* **DIRECTIONS**
Give an exact copy of every line, leaving images out.
== == ==
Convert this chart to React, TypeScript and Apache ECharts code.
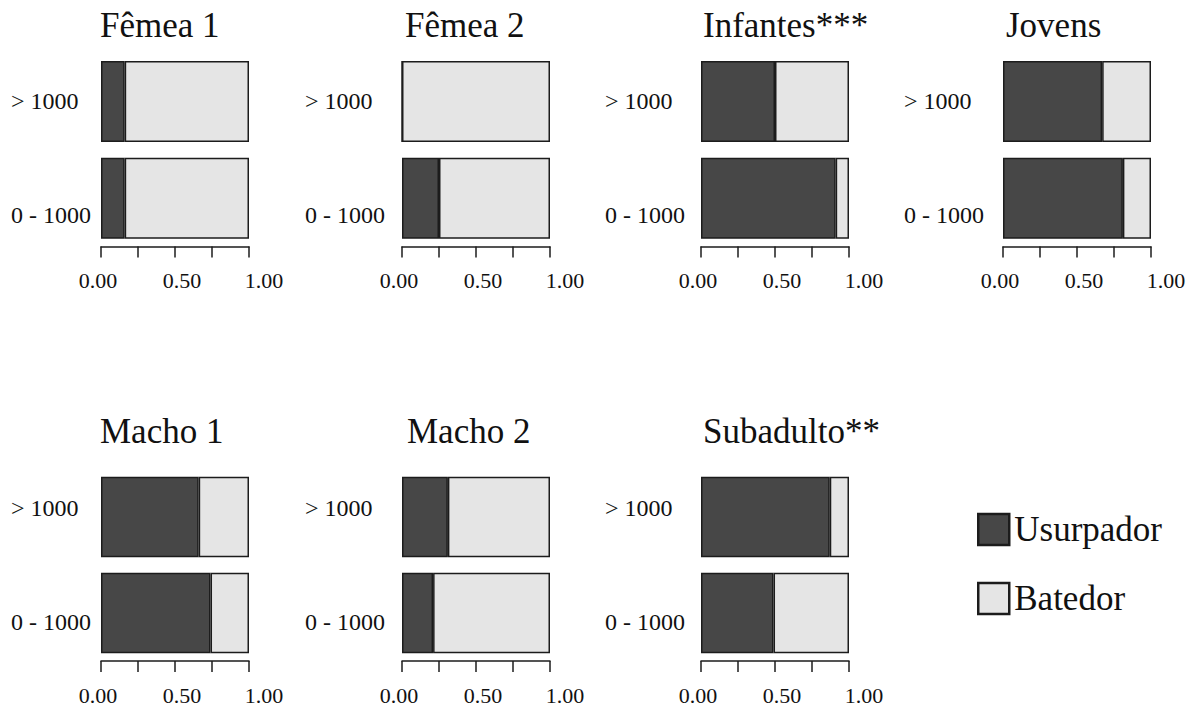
import React, { useEffect, useRef } from 'react';
import * as echarts from 'echarts';

// ---- data ----
const panelTitles = ['Fêmea 1', 'Fêmea 2', 'Infantes***', 'Jovens', 'Macho 1', 'Macho 2', 'Subadulto**'];
const categories = ['0 - 1000', '> 1000'];
const seriesNames = ['Usurpador', 'Batedor'];
// proportions for the "0 - 1000" category, per panel
const usurpadorLow = [0.16, 0.25, 0.91, 0.81, 0.74, 0.21, 0.49];
const batedorLow = [0.84, 0.75, 0.09, 0.19, 0.26, 0.79, 0.51];
// proportions for the "> 1000" category, per panel
const usurpadorHigh = [0.16, 0.0, 0.5, 0.67, 0.66, 0.31, 0.87];
const batedorHigh = [0.84, 1.0, 0.5, 0.33, 0.34, 0.69, 0.13];
const xTickValues = [0, 0.5, 1];
const xTickLabels = ['0.00', '0.50', '1.00'];

const FONT = 'Liberation Serif';
const DARK = '#474747';
const LIGHT = '#e5e5e5';
const EDGE = '#1c1c1c';
const INK = '#111111';

export default function App() {
  const ref = useRef<HTMLDivElement>(null);

  useEffect(() => {
    if (!ref.current) return;
    const chart = echarts.init(ref.current, null, { renderer: 'svg' });

    const lefts = [101, 402, 701, 1003, 101, 402, 701];
    const labelX = [11, 305, 605, 904, 11, 305, 605];
    const titleX = [100, 405, 703, 1006, 100, 407, 703];
    const rowTop = [53, 469];
    const rowHeight = [193.5, 192];
    const titleTop = [8, 414];
    const gridWidth = 148;

    const grids: any[] = [];
    const xAxes: any[] = [];
    const yAxes: any[] = [];
    const series: any[] = [];
    const titles: any[] = [];

    panelTitles.forEach((name, i) => {
      const row = i < 4 ? 0 : 1;
      grids.push({ left: lefts[i], top: rowTop[row], width: gridWidth, height: rowHeight[row] });
      titles.push({
        text: name,
        left: titleX[i],
        top: titleTop[row],
        padding: 0,
        textStyle: { fontFamily: FONT, fontSize: 35, fontWeight: 'normal', color: INK },
      });
      xAxes.push({
        type: 'value',
        gridIndex: i,
        min: 0,
        max: 1,
        interval: 0.25,
        axisLine: { show: true, lineStyle: { color: EDGE, width: 1.5 } },
        axisTick: { show: true, length: 11, lineStyle: { color: EDGE, width: 1.5 } },
        splitLine: { show: false },
        axisLabel: {
          margin: 23,
          formatter: (v: number) => {
            const k = xTickValues.indexOf(v);
            if (k < 0) return '';
            return `{t${k}|${xTickLabels[k]}}`;
          },
          rich: {
            t0: { fontFamily: FONT, fontSize: 22, color: INK, padding: [0, 6, 0, 0] },
            t1: { fontFamily: FONT, fontSize: 22, color: INK, padding: [0, 0, 0, 14] },
            t2: { fontFamily: FONT, fontSize: 22, color: INK, padding: [0, 0, 0, 30] },
          },
        },
      });
      const richY =
        row === 0
          ? {
              lo: { fontFamily: FONT, fontSize: 24, color: INK, padding: [34, 0, 0, 0] },
              hi: { fontFamily: FONT, fontSize: 24, color: INK, padding: [0, 0, 0, 0] },
            }
          : {
              lo: { fontFamily: FONT, fontSize: 24, color: INK, padding: [18, 0, 0, 0] },
              hi: { fontFamily: FONT, fontSize: 24, color: INK, padding: [0, 0, 18, 0] },
            };
      yAxes.push({
        type: 'category',
        gridIndex: i,
        data: categories,
        axisLine: { show: false },
        axisTick: { show: false },
        axisLabel: {
          align: 'left',
          margin: lefts[i] - labelX[i],
          formatter: (v: string) => (v === categories[0] ? `{lo|${v}}` : `{hi|${v}}`),
          rich: richY,
        },
      });
      const barW = row === 0 ? 81 : 80.5;
      series.push({
        name: seriesNames[0],
        type: 'bar',
        stack: 'p' + i,
        xAxisIndex: i,
        yAxisIndex: i,
        barWidth: barW,
        data: [usurpadorLow[i], usurpadorHigh[i]],
        itemStyle: { color: DARK, borderColor: EDGE, borderWidth: 1.5 },
      });
      series.push({
        name: seriesNames[1],
        type: 'bar',
        stack: 'p' + i,
        xAxisIndex: i,
        yAxisIndex: i,
        barWidth: barW,
        data: [batedorLow[i], batedorHigh[i]],
        itemStyle: { color: LIGHT, borderColor: EDGE, borderWidth: 1.5 },
      });
    });

    chart.setOption({
      animation: false,
      backgroundColor: '#ffffff',
      textStyle: { fontFamily: FONT },
      title: titles,
      legend: {
        data: seriesNames,
        orient: 'vertical',
        left: 977,
        top: 512,
        padding: 0,
        itemWidth: 31,
        itemHeight: 31,
        itemGap: 34,
        icon: 'rect',
        selectedMode: false,
        itemStyle: { borderColor: EDGE, borderWidth: 2.5 },
        textStyle: { fontFamily: FONT, fontSize: 35, color: INK, lineHeight: 31 },
      },
      grid: grids,
      xAxis: xAxes,
      yAxis: yAxes,
      series,
    });

    return () => chart.dispose();
  }, []);

  return (
    <div
      ref={ref}
      style={{ position: 'fixed', left: 0, top: 0, width: 1194, height: 711, background: '#fff' }}
    />
  );
}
== == ==
* **OUTPUT OF THE TASK**
Convert this chart to React, TypeScript and Apache ECharts code.
import React, { useEffect, useRef } from 'react';
import * as echarts from 'echarts';

// ---- data ----
const panelTitles = ['Fêmea 1', 'Fêmea 2', 'Infantes***', 'Jovens', 'Macho 1', 'Macho 2', 'Subadulto**'];
const categories = ['0 - 1000', '> 1000'];
const seriesNames = ['Usurpador', 'Batedor'];
// proportions for the "0 - 1000" category, per panel
const usurpadorLow = [0.16, 0.25, 0.91, 0.81, 0.74, 0.21, 0.49];
const batedorLow = [0.84, 0.75, 0.09, 0.19, 0.26, 0.79, 0.51];
// proportions for the "> 1000" category, per panel
const usurpadorHigh = [0.16, 0.0, 0.5, 0.67, 0.66, 0.31, 0.87];
const batedorHigh = [0.84, 1.0, 0.5, 0.33, 0.34, 0.69, 0.13];
const xTickValues = [0, 0.5, 1];
const xTickLabels = ['0.00', '0.50', '1.00'];

const FONT = 'Liberation Serif';
const DARK = '#474747';
const LIGHT = '#e5e5e5';
const EDGE = '#1c1c1c';
const INK = '#111111';

export default function App() {
  const ref = useRef<HTMLDivElement>(null);

  useEffect(() => {
    if (!ref.current) return;
    const chart = echarts.init(ref.current, null, { renderer: 'svg' });

    const lefts = [101, 402, 701, 1003, 101, 402, 701];
    const labelX = [11, 305, 605, 904, 11, 305, 605];
    const titleX = [100, 405, 703, 1006, 100, 407, 703];
    const rowTop = [53, 469];
    const rowHeight = [193.5, 192];
    const titleTop = [8, 414];
    const gridWidth = 148;

    const grids: any[] = [];
    const xAxes: any[] = [];
    const yAxes: any[] = [];
    const series: any[] = [];
    const titles: any[] = [];

    panelTitles.forEach((name, i) => {
      const row = i < 4 ? 0 : 1;
      grids.push({ left: lefts[i], top: rowTop[row], width: gridWidth, height: rowHeight[row] });
      titles.push({
        text: name,
        left: titleX[i],
        top: titleTop[row],
        padding: 0,
        textStyle: { fontFamily: FONT, fontSize: 35, fontWeight: 'normal', color: INK },
      });
      xAxes.push({
        type: 'value',
        gridIndex: i,
        min: 0,
        max: 1,
        interval: 0.25,
        axisLine: { show: true, lineStyle: { color: EDGE, width: 1.5 } },
        axisTick: { show: true, length: 11, lineStyle: { color: EDGE, width: 1.5 } },
        splitLine: { show: false },
        axisLabel: {
          margin: 23,
          formatter: (v: number) => {
            const k = xTickValues.indexOf(v);
            if (k < 0) return '';
            return `{t${k}|${xTickLabels[k]}}`;
          },
          rich: {
            t0: { fontFamily: FONT, fontSize: 22, color: INK, padding: [0, 6, 0, 0] },
            t1: { fontFamily: FONT, fontSize: 22, color: INK, padding: [0, 0, 0, 14] },
            t2: { fontFamily: FONT, fontSize: 22, color: INK, padding: [0, 0, 0, 30] },
          },
        },
      });
      const richY =
        row === 0
          ? {
              lo: { fontFamily: FONT, fontSize: 24, color: INK, padding: [34, 0, 0, 0] },
              hi: { fontFamily: FONT, fontSize: 24, color: INK, padding: [0, 0, 0, 0] },
            }
          : {
              lo: { fontFamily: FONT, fontSize: 24, color: INK, padding: [18, 0, 0, 0] },
              hi: { fontFamily: FONT, fontSize: 24, color: INK, padding: [0, 0, 18, 0] },
            };
      yAxes.push({
        type: 'category',
        gridIndex: i,
        data: categories,
        axisLine: { show: false },
        axisTick: { show: false },
        axisLabel: {
          align: 'left',
          margin: lefts[i] - labelX[i],
          formatter: (v: string) => (v === categories[0] ? `{lo|${v}}` : `{hi|${v}}`),
          rich: richY,
        },
      });
      const barW = row === 0 ? 81 : 80.5;
      series.push({
        name: seriesNames[0],
        type: 'bar',
        stack: 'p' + i,
        xAxisIndex: i,
        yAxisIndex: i,
        barWidth: barW,
        data: [usurpadorLow[i], usurpadorHigh[i]],
        itemStyle: { color: DARK, borderColor: EDGE, borderWidth: 1.5 },
      });
      series.push({
        name: seriesNames[1],
        type: 'bar',
        stack: 'p' + i,
        xAxisIndex: i,
        yAxisIndex: i,
        barWidth: barW,
        data: [batedorLow[i], batedorHigh[i]],
        itemStyle: { color: LIGHT, borderColor: EDGE, borderWidth: 1.5 },
      });
    });

    chart.setOption({
      animation: false,
      backgroundColor: '#ffffff',
      textStyle: { fontFamily: FONT },
      title: titles,
      legend: {
        data: seriesNames,
        orient: 'vertical',
        left: 977,
        top: 512,
        padding: 0,
        itemWidth: 31,
        itemHeight: 31,
        itemGap: 34,
        icon: 'rect',
        selectedMode: false,
        itemStyle: { borderColor: EDGE, borderWidth: 2.5 },
        textStyle: { fontFamily: FONT, fontSize: 35, color: INK, lineHeight: 31 },
      },
      grid: grids,
      xAxis: xAxes,
      yAxis: yAxes,
      series,
    });

    return () => chart.dispose();
  }, []);

  return (
    <div
      ref={ref}
      style={{ position: 'fixed', left: 0, top: 0, width: 1194, height: 711, background: '#fff' }}
    />
  );
}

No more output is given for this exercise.